MİNE KIRIKKANAT
"Tarık Akan için yazdı"
Cüdamların birbirini “adamın dibisin” diye güzellediği yerde, Tarık Akan “adamın zirvesi”, insanlık bilincinin iyilikle bütünleşen yücelik örneği, gibisi olmayan bir vicdandı.
Boyuna posuna yakışır bir mangaldı yüreği.
Hep doğrulara köz verdi, dürüstlere söz verdi; inandığına baş, inanmadığına taş koydu.
Çoğunluğun öyle ya da böyle satılmış olup, satılmayanın da yok edildiği topraklarda kimseye eyvallah demeden vardı!
Adı konulmamış son efe, beyaz atı olmayan prens, bir eski zaman şövalyesiydi.
Daima hakkı yenenleri, ezilenleri savunmada hiç gümüş zırh kuşanmadı. Ama saçı sakalı gümüşlendi.
Elbette ki hayranıydım. Daha çok Çiçek Arif’in yerinden tanışır, hiç değişmeyen akşam güzergâhında karşılaşırdık. Ama o, masada hep en ciddi olandı. Yakın çevresinden olmayan, yani benim gibi biri girdiğinde halkaya; içine kapanır, susardı. Hal hatır sormak dışında bir ahbaplığımız yoktu.
Sonra bir gün, elimden tutup hayatımı kurtardı. Tarih 13 Aralık 2012, çok sayıda kumpas dava arasında 275 sanıklı Ergenekon davasının 270’inci duruşmasıydı.
***
Satılmış hokkalar “Türkiye bağırsaklarını temizliyor” diye böbürlenir, kiralanmış kalemler karakola bavulla sahte kanıt taşır ve çekinmişler ihtiyatla susarken; bir avuç, sadece bir avuç gazetecinin düzmece olduğunu, masum insanların çakma suçlarla hapsedildiğini ve bazılarının “sehven” öldürüldüğünü haykırdığı bu davaların alı dökülüp pulu görülmeye başlamıştı.

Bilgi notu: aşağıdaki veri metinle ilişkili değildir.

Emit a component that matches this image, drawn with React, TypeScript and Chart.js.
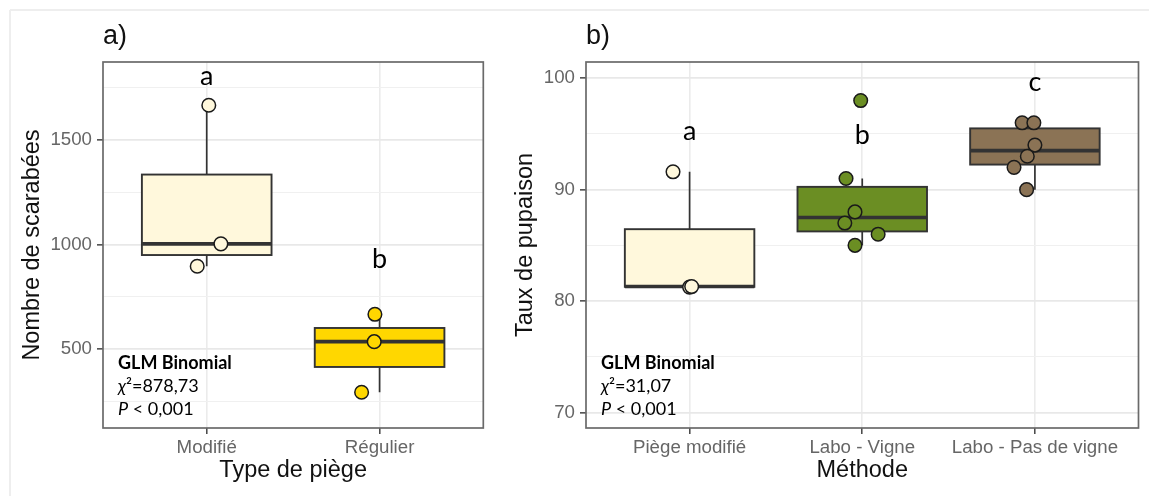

O gün Silivri’ye, Türkiye’nin dört bir yanından binlerce vicdanlı insan ses vermeye geldi.
Biz Cumhuriyet çalışanları, gazeteden Silivri’ye kalkan otobüse bindik.
Ali Sirmen ustamız, aziz annesinin hastaneye kaldırıldığını yolda öğrendi ama dönmedi. Silivri’de mahşeri bir kalabalık vardı. Sanatçılar, siyasetçiler, hukukçular, ilkeli insanlar, inançlı yaşlılar, yiğit gençler... Tüm cesurlar oradaydı. Aralarında, pek çok arkadaşım.
Doğan Medya grubunun zirveye en yakın çalışanıyken “çok şey biliyor, korkutulursa konuşur” endişesiyle yurtdışına gönderilip gıyabında işten atılan Elif Yıldız da oradaydı...
Avukatlarım Suzan, Başar ve Metin Yaltı da. Bir süre birlikte ilerledik. Sonra mahkemeyi kuşatan binlerce insanın arasında kaybolduk. Kalabalığın ilerlemesini durduramayan polis gaz sıkmaya başladı.
Önümde Orhan Bursalı, Tarık Akan, Ali Sirmen vardı. Gazlanan insanlar barikatlara abanınca izdiham oldu, arada kaldık.
***
Tarık Akan en öndeydi, barikatlardan birine yüklenip araladı. Jandarma onu tanımıştı, Ali Sirmen ve Orhan Bursalı geçene kadar müdahale etmedi. Tam ben geçecekken tekrar kapatıp yüklendiler. Arkamdakilerin baskısıyla önümdeki barikat arasında eziliyordum.
Ve 1.60’lık boyumla soluğumun kesildiği de pek fark edilmiyordu kalabalıkta.
“Tarık!” diye haykırdım can havliyle. Döndü, durumu gördü. Barikata yüklenen jandarmalara, “Eziliyor, görmüyor musunuz” diye çıkıştı, iki eliyle şakağımın dayandığı barikatı araladı ve beni tutup içeri çekti.
Sonra hep birlikte çay içtik, Silivri’nin kantininde. İlk kez kısacık, sımsıcak bir sohbetimiz ve onu son görüşüm oldu.
O gün, Tarık Akan’ın doğum günüydü. Mahkeme bittiğinde, Aydınlık gazetesine konuştu: “Gaz filan kokladık ama ben çok mutluyum, tüylerim diken diken oldu!”
Sadece hayatımı kurtardığı için değil, yaptığı her şey vicdanı kadar temiz ve aydınlık varlığı, karanlıkta boğulanlara bir ışık olduğu için aziz anısı önünde saygıyla eğiliyorum.
Tarık Akan, bugün sevenlerinin yüreğine defnediliyor.